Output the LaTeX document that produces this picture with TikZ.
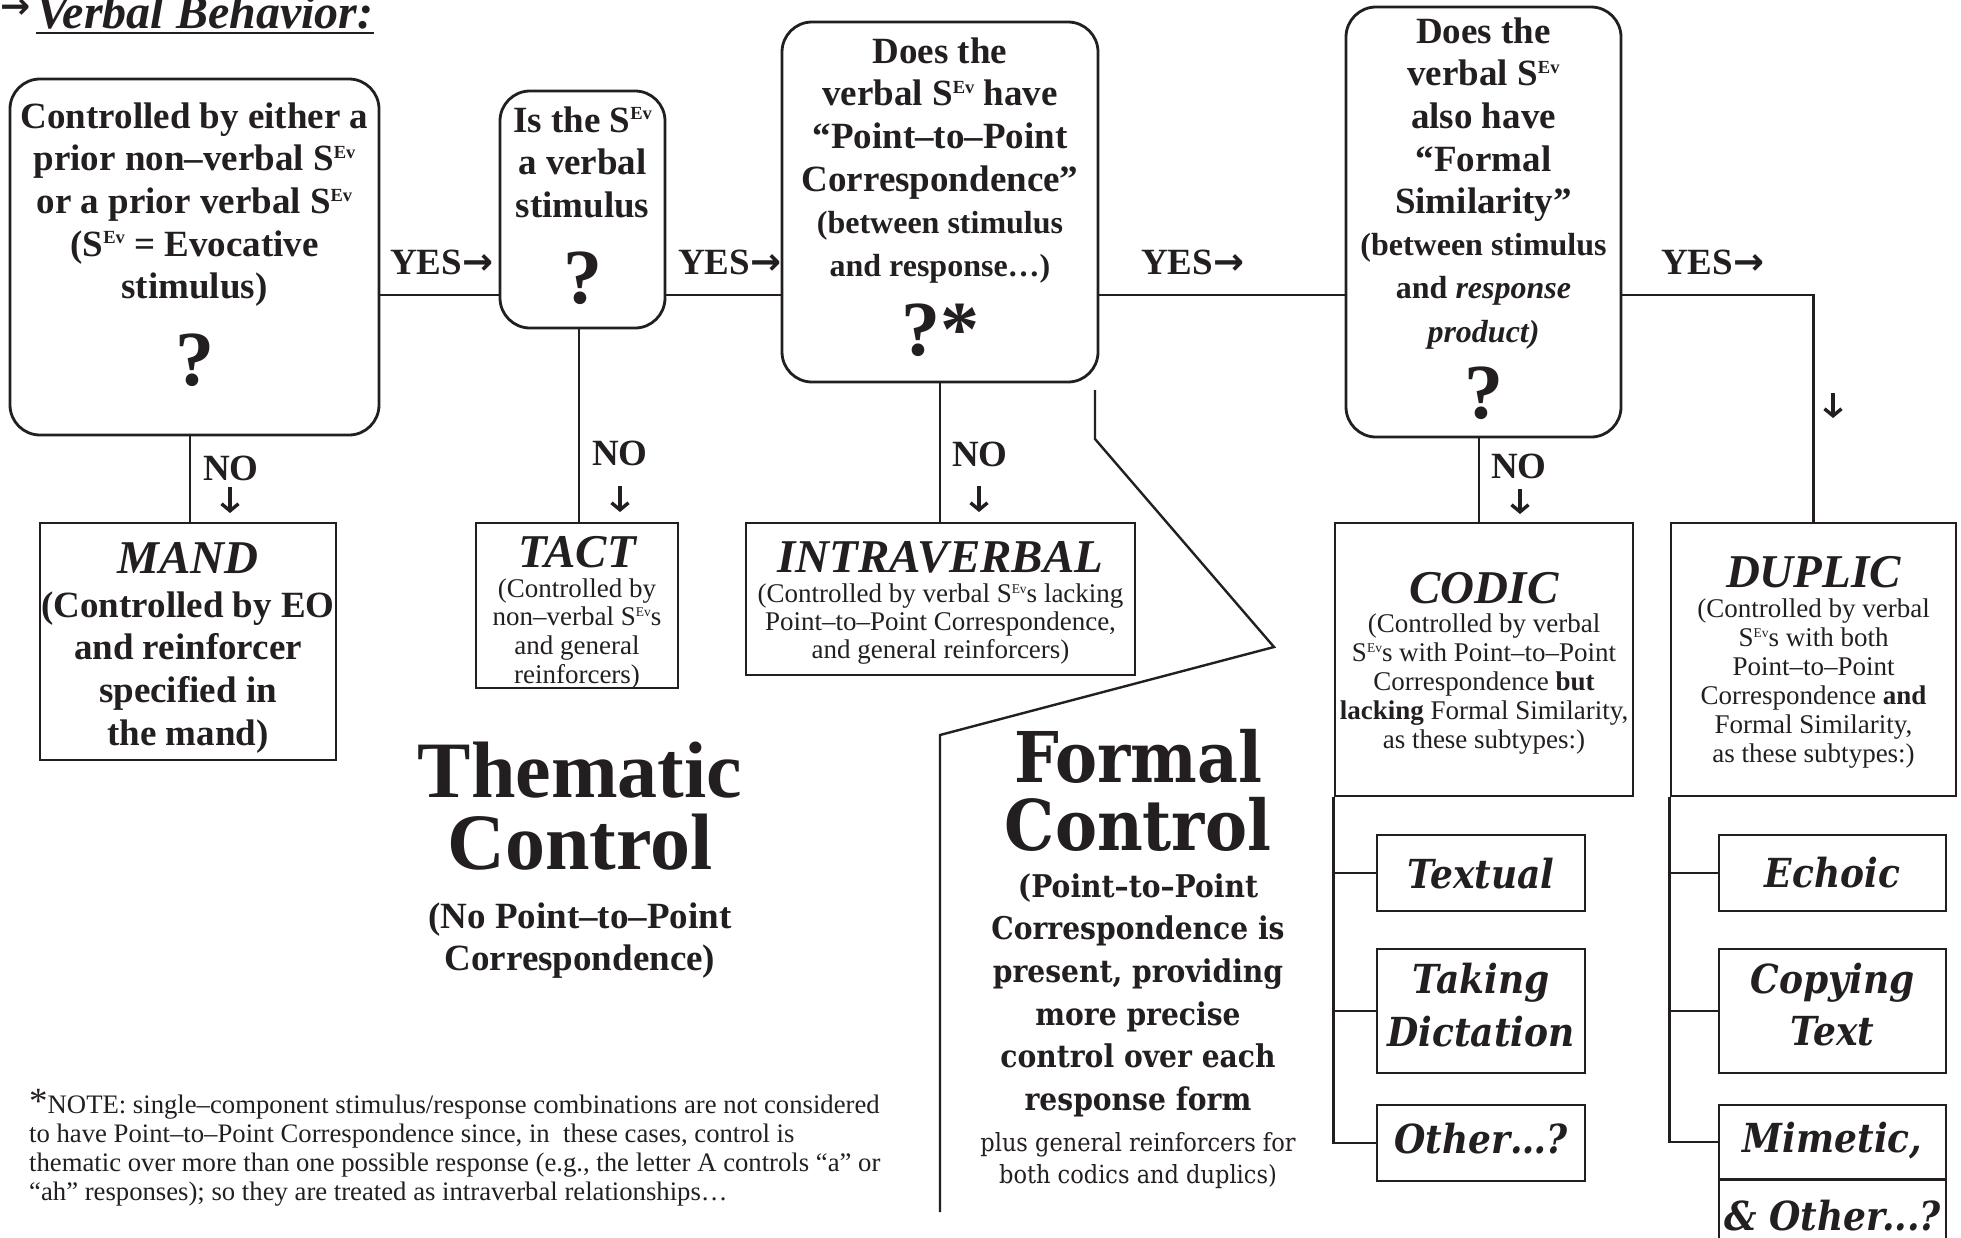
\documentclass[tikz,border=0pt]{standalone}
\usepackage{fontspec}
\usepackage{graphicx}
\usetikzlibrary{arrows.meta}
\setmainfont{Liberation Serif}
\newfontfamily\centfont[FakeStretch=0.9]{DejaVu Serif}
\newfontfamily\dvsans{DejaVu Sans}
\definecolor{ink}{RGB}{35,31,32}
\newcommand\fs[2]{\fontsize{#1}{#2}\selectfont}
\newcommand\Ev{\raisebox{0.33em}{\scalebox{0.5}{Ev}}}
\newcommand\Sev{S\Ev}
\newcommand\tlines[2]{\parbox[t]{#1pt}{\centering #2}}
\newcommand\llines[2]{\parbox[t]{#1pt}{\raggedright #2}}
\tikzset{
  qbox/.style={draw=ink, line width=2.8pt, rounded corners=30pt, inner sep=0pt},
  sbox/.style={draw=ink, line width=2.8pt, inner sep=0pt},
  wire/.style={draw=ink, line width=2.6pt},
  lbl/.style={inner sep=0pt, anchor=base, text=ink},
  bq/.style={font=\fs{37}{42.7}\bfseries},
  bsmall/.style={font=\fs{32}{43.8}\bfseries},
  big/.style={font=\fs{78}{80}\bfseries},
  bi/.style={font=\fs{47}{50}\bfseries\itshape},
  rg/.style={font=\fs{27}{28.8}},
  sub/.style={font=\centfont\fs{40}{53}\bfseries\itshape},
  yes/.style={lbl, anchor=base west, font=\fs{37}{40}\bfseries},
  no/.style={lbl, anchor=base west, font=\fs{37}{40}\bfseries},
  darrow/.style={draw=ink, line width=3.4pt, -{Straight Barb[length=7pt, width=17pt]}},
}
\begin{document}
\begin{tikzpicture}[x=1pt,y=-1pt]
\useasboundingbox (0,0) rectangle (1961,1237);
\fill[white] (0,0) rectangle (1961,1237);
\clip (0,0) rectangle (1961,1237);

% title
\node[lbl, anchor=center, font=\dvsans\fs{36}{38}\bfseries] (tarr) at (16,9) {→};
\node[lbl, anchor=base west, font=\fs{48}{50}\bfseries\itshape] (title) at (36,28) {Verbal Behavior:};
\coordinate (ul) at (0,33);
\draw[draw=ink, line width=2.2pt] (title.west |- ul) -- (title.east |- ul);

% question boxes
\node[qbox, minimum width=369pt, minimum height=356pt] (b1) at (194.5,257) {};
\node[qbox, minimum width=165pt, minimum height=237pt] (b2) at (582.5,209.5) {};
\node[qbox, minimum width=316pt, minimum height=360pt] (b3) at (940,202) {};
\node[qbox, minimum width=275pt, minimum height=430pt] (b4) at (1483.5,222) {};

\node[lbl, bq] (t1) at (194.5,128) {\tlines{420}{Controlled by either a\\prior non–verbal \Sev\\or a prior verbal \Sev\\(\Sev\ = Evocative\\stimulus)}};
\node[lbl, big] (q1) at (194.5,385) {?};

\node[lbl, bq] (t2) at (582.5,132) {\tlines{300}{Is the \Sev\\a verbal\\stimulus}};
\node[lbl, big] (q2) at (582.5,303) {?};

\node[lbl, bq] (t3) at (940,63) {\tlines{400}{Does the\\verbal \Sev\ have\\“Point–to–Point\\Correspondence”}};
\node[lbl, bsmall] (t3b) at (940,233) {\tlines{400}{(between stimulus\\and response…)}};
\node[lbl, big] (q3) at (940,355) {?*};

\node[lbl, bq] (t4) at (1483.5,43) {\tlines{400}{Does the\\verbal \Sev\\also have\\“Formal\\Similarity”}};
\node[lbl, bsmall] (t4b) at (1483.5,255) {\tlines{400}{(between stimulus\\and \textit{response}\\\textit{product)}}};
\node[lbl, big] (q4) at (1483.5,418) {?};

% result boxes
\node[sbox, minimum width=296pt, minimum height=237pt] (mand) at (188,641.5) {};
\node[sbox, minimum width=202pt, minimum height=165pt] (tact) at (577,605.5) {};
\node[sbox, minimum width=389pt, minimum height=152pt] (intra) at (940.5,599) {};
\node[sbox, minimum width=298pt, minimum height=273pt] (codic) at (1484,659.5) {};
\node[sbox, minimum width=285pt, minimum height=273pt] (duplic) at (1813.5,659.5) {};

\node[lbl, bi] (mandh) at (188,573) {MAND};
\node[lbl, bq] (mandt) at (188,617) {\tlines{400}{(Controlled by EO\\and reinforcer\\specified in\\the mand)}};

\node[lbl, bi] (tacth) at (577,567) {TACT};
\node[lbl, rg] (tactt) at (577,597) {\tlines{300}{(Controlled by\\non–verbal \Sev s\\and general\\reinforcers)}};

\node[lbl, bi] (intrah) at (940.5,572) {INTRAVERBAL};
\node[lbl, rg, font=\fs{27}{28}] (intrat) at (940.5,602) {\tlines{500}{(Controlled by verbal \Sev s lacking\\Point–to–Point Correspondence,\\and general reinforcers)}};

\node[lbl, bi] (codich) at (1484,603) {CODIC};
\node[lbl, rg, font=\fs{27}{29}] (codict) at (1484,632) {\tlines{400}{(Controlled by verbal\\\Sev s with Point–to–Point\\Correspondence \textbf{but}\\\textbf{lacking} Formal Similarity,\\as these subtypes:)}};

\node[lbl, bi] (duplich) at (1813.5,587) {DUPLIC};
\node[lbl, rg, font=\fs{27}{29}] (duplict) at (1813.5,617) {\tlines{400}{(Controlled by verbal\\\Sev s with both\\Point–to–Point\\Correspondence \textbf{and}\\Formal Similarity,\\as these subtypes:)}};

% connectors
\coordinate (yl) at (0,295);
\draw[wire] (b1.east |- yl) -- (b2.west |- yl);
\draw[wire] (b2.east |- yl) -- (b3.west |- yl);
\draw[wire] (b3.east |- yl) -- (b4.west |- yl);
\draw[wire] (b4.east |- yl) -| (duplic.north);
\draw[wire] ([xshift=2pt]b1.south -| mand.north) -- ([xshift=2pt]mand.north);
\draw[wire] ([xshift=2pt]b2.south -| tact.north) -- ([xshift=2pt]tact.north);
\draw[wire] (b3.south) -- (b3.south |- intra.north);
\draw[wire] ([xshift=-5pt]codic.north |- b4.south) -- ([xshift=-5pt]codic.north);

\node[yes] (y1) at (390,274) {YES{\dvsans\bfseries →}};
\node[yes] (y2) at (678,274) {YES{\dvsans\bfseries →}};
\node[yes] (y3) at (1141,274) {YES{\dvsans\bfseries →}};
\node[yes] (y4) at (1661,274) {YES{\dvsans\bfseries →}};

\node[no] (n1) at (203,480) {NO};
\node[no] (n2) at (592,465) {NO};
\node[no] (n3) at (952,466) {NO};
\node[no] (n4) at (1491,478) {NO};

% small down arrows
\coordinate (a1s) at (230,487); \coordinate (a1e) at (230,513);
\coordinate (a2s) at (620,486); \coordinate (a2e) at (620,512);
\coordinate (a3s) at (979,486); \coordinate (a3e) at (979,512);
\coordinate (a4s) at (1520,489); \coordinate (a4e) at (1520,514);
\coordinate (a5s) at (1833,393); \coordinate (a5e) at (1833,418);
\draw[darrow] (a1s) -- (a1e);
\draw[darrow] (a2s) -- (a2e);
\draw[darrow] (a3s) -- (a3e);
\draw[darrow] (a4s) -- (a4e);
\draw[darrow] (a5s) -- (a5e);

% subtype boxes
\node[sbox, minimum width=208pt, minimum height=76pt] (textual) at (1481,873) {};
\node[sbox, minimum width=208pt, minimum height=124pt] (taking) at (1481,1011) {};
\node[sbox, minimum width=208pt, minimum height=76pt] (other) at (1481,1143) {};
\node[sbox, minimum width=227pt, minimum height=76pt] (echoic) at (1832.5,873) {};
\node[sbox, minimum width=227pt, minimum height=124pt] (copying) at (1832.5,1011) {};
\node[sbox, minimum width=227pt, minimum height=74pt] (mimetic) at (1832.5,1142) {};
\node[sbox, minimum width=227pt, minimum height=100pt] (andother) at (1832.5,1230) {};

\draw[wire] (codic.south west) |- (other.west);
\draw[wire] (codic.south west |- textual.west) -- (textual.west);
\draw[wire] (codic.south west |- taking.west) -- (taking.west);
\draw[wire] (duplic.south west) |- (mimetic.west);
\draw[wire] (duplic.south west |- echoic.west) -- (echoic.west);
\draw[wire] (duplic.south west |- copying.west) -- (copying.west);

\node[lbl, sub] (textualt) at (1481,888) {Textual};
\node[lbl, sub] (takingt) at (1481,993) {\tlines{300}{Taking\\Dictation}};
\node[lbl, sub] (othert) at (1481,1153) {Other…?};
\node[lbl, sub] (echoict) at (1832.5,887) {Echoic};
\node[lbl, sub, font=\centfont\fs{40}{52}\bfseries\itshape] (copyingt) at (1832.5,993) {\tlines{300}{Copying\\Text}};
\node[lbl, sub] (mimetict) at (1832.5,1152) {Mimetic,};
\node[lbl, sub] (andothert) at (1832.5,1230) {\& Other...?};

% formal control bracket
\coordinate (f1) at (1095,390);
\coordinate (f2) at (1095,439);
\coordinate (f3) at (1274,647);
\coordinate (f4) at (940,735);
\coordinate (f5) at (940,1212);
\draw[wire, line width=2.4pt] (f1) -- (f2) -- (f3) -- (f4) -- (f5);

% big labels
\node[lbl, font=\fs{80}{72}\bfseries] (them) at (580,797) {\tlines{500}{Thematic\\Control}};
\node[lbl, bq, font=\fs{37}{42}\bfseries] (themt) at (580,928) {\tlines{500}{(No Point–to–Point\\Correspondence)}};

\node[lbl, font=\centfont\fs{70}{68}\bfseries] (form) at (1138,782) {\tlines{500}{Formal\\Control}};
\node[lbl, font=\centfont\fs{31.3}{42.7}\bfseries] (formt) at (1138,897) {\tlines{500}{(Point–to–Point\\Correspondence is\\present, providing\\more precise\\control over each\\response form}};
\node[lbl, font=\centfont\fs{25}{32}] (formt2) at (1138,1151) {\tlines{500}{plus general reinforcers for\\both codics and duplics)}};

% note
\node[lbl, anchor=base west, font=\fs{26.7}{29}] (note) at (29,1113) {\llines{1100}{{\fs{37}{29}*}NOTE: single–component stimulus/response combinations are not considered\\to have Point–to–Point Correspondence since, in\ \ these cases, control is\\thematic over more than one possible response (e.g., the letter A controls “a” or\\“ah” responses); so they are treated as intraverbal relationships…}};
\end{tikzpicture}
\end{document}
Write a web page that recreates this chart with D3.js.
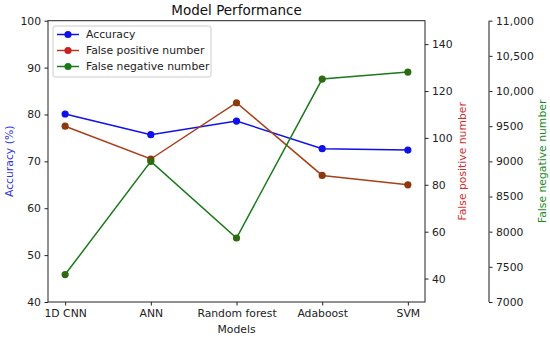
<!DOCTYPE html>
<html><head><meta charset="utf-8">
<script src="https://cdn.jsdelivr.net/npm/d3@7"></script>
<style>body{margin:0;background:#fff}svg{font-family:"DejaVu Sans",sans-serif}</style>
</head><body><svg id="c" width="550" height="339"></svg>
<script>
const models = ["1D CNN","ANN","Random forest","Adaboost","SVM"];
const accuracy = [80.1, 75.7, 78.6, 72.7, 72.4];
const falsePositive = [105, 91, 115, 84, 80];
const falseNegative = [7390, 9000, 7910, 10170, 10270];
const accTicks = [40,50,60,70,80,90,100];
const fpTicks = [40,60,80,100,120,140];
const fnTicks = [7000,7500,8000,8500,9000,9500,10000,10500,11000];
const fnTickLabels = ["7000","7500","8000","8500","9000","9500","10,000","10,500","11,000"];

const svg = d3.select("#c");
const L=48, R=425, T=20.7, B=302;
const x = d3.scalePoint().domain(models).range([L,R]).padding(0.2);
const yA = d3.scaleLinear().domain([40,100]).range([B,T]);
const yP = d3.scaleLinear().domain([30,150]).range([B,T]);
const yN = d3.scaleLinear().domain([7000,11000]).range([B,T]);
const fs = 10.8;

// frame
svg.append("rect").attr("x",L).attr("y",T).attr("width",R-L).attr("height",B-T)
  .attr("fill","none").attr("stroke","#222").attr("stroke-width",1);

function styleAxis(g){
  g.select(".domain").remove();
  g.selectAll("text").attr("font-size",fs).attr("fill","#222").attr("font-family","DejaVu Sans");
  g.selectAll("line").attr("stroke","#222");
}
svg.append("g").attr("transform",`translate(${L},0)`)
  .call(d3.axisLeft(yA).tickValues(accTicks).tickSize(3.5).tickPadding(3.5)).call(styleAxis);
svg.append("g").attr("transform",`translate(0,${B})`)
  .call(d3.axisBottom(x).tickSize(3.5).tickPadding(3.5)).call(styleAxis);
svg.append("g").attr("transform",`translate(${R},0)`)
  .call(d3.axisRight(yP).tickValues(fpTicks).tickSize(3.5).tickPadding(3.5)).call(styleAxis);
const NX=489;
const gN = svg.append("g").attr("transform",`translate(${NX},0)`)
  .call(d3.axisRight(yN).tickValues(fnTicks).tickFormat((d,i)=>fnTickLabels[i]).tickSize(3.5).tickPadding(3.5)).call(styleAxis);
svg.append("line").attr("x1",NX).attr("x2",NX).attr("y1",T).attr("y2",B).attr("stroke","#666").attr("stroke-width",1.5);

// series
const series = [
  {name:"Accuracy", vals:accuracy, y:yA, line:"#1010e8", mark:"#1010e8", lm:"#1010e8"},
  {name:"False positive number", vals:falsePositive, y:yP, line:"#a8401a", mark:"#8a3a0c", lm:"#cc2020"},
  {name:"False negative number", vals:falseNegative, y:yN, line:"#1c7a1c", mark:"#2d6a10", lm:"#1a7a1a"}
];
series.forEach(s=>{
  const line = d3.line().x((d,i)=>x(models[i])).y(d=>s.y(d));
  svg.append("path").attr("d",line(s.vals)).attr("fill","none").attr("stroke",s.line).attr("stroke-width",1.5);
  svg.append("g").selectAll("circle").data(s.vals).join("circle")
    .attr("cx",(d,i)=>x(models[i])).attr("cy",d=>s.y(d)).attr("r",3.6).attr("fill",s.mark);
});

// legend
const lg = svg.append("g");
lg.append("rect").attr("x",53).attr("y",26).attr("width",158).attr("height",51).attr("rx",2)
  .attr("fill","#fff").attr("fill-opacity",0.8).attr("stroke","#ccc");
series.forEach((s,i)=>{
  const yy = 34.5+i*16;
  lg.append("line").attr("x1",57).attr("x2",79).attr("y1",yy).attr("y2",yy).attr("stroke",s.line).attr("stroke-width",1.5);
  lg.append("circle").attr("cx",68).attr("cy",yy).attr("r",3.6).attr("fill",s.lm);
  lg.append("text").attr("x",86).attr("y",yy).attr("dy","0.35em").attr("font-size",fs).attr("fill","#222").text(s.name);
});

// titles
svg.append("text").attr("x",(L+R)/2).attr("y",15).attr("text-anchor","middle").attr("font-size",13.5).attr("fill","#111").text("Model Performance");
svg.append("text").attr("x",(L+R)/2).attr("y",333).attr("text-anchor","middle").attr("font-size",fs).attr("fill","#222").text("Models");
svg.append("text").attr("transform",`translate(13,${(T+B)/2}) rotate(-90)`).attr("text-anchor","middle").attr("font-size",fs).attr("fill","#3030e0").text("Accuracy (%)");
svg.append("text").attr("transform",`translate(466,${(T+B)/2}) rotate(-90)`).attr("text-anchor","middle").attr("font-size",fs).attr("fill","#d03030").text("False positive number");
svg.append("text").attr("transform",`translate(546,${(T+B)/2}) rotate(-90)`).attr("text-anchor","middle").attr("font-size",fs).attr("fill","#1a8a1a").text("False negative number");
</script></body></html>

### Requirement
From the entries above, extract each line containing "with".

### Problem solution
Output the LaTeX document that produces this picture with TikZ.
\node[lbl, rg, font=\fs{27}{29}] (codict) at (1484,632) {\tlines{400}{(Controlled by verbal\\\Sev s with Point–to–Point\\Correspondence \textbf{but}\\\textbf{lacking} Formal Similarity,\\as these subtypes:)}};
\node[lbl, rg, font=\fs{27}{29}] (duplict) at (1813.5,617) {\tlines{400}{(Controlled by verbal\\\Sev s with both\\Point–to–Point\\Correspondence \textbf{and}\\Formal Similarity,\\as these subtypes:)}};
Write a web page that recreates this chart with D3.js.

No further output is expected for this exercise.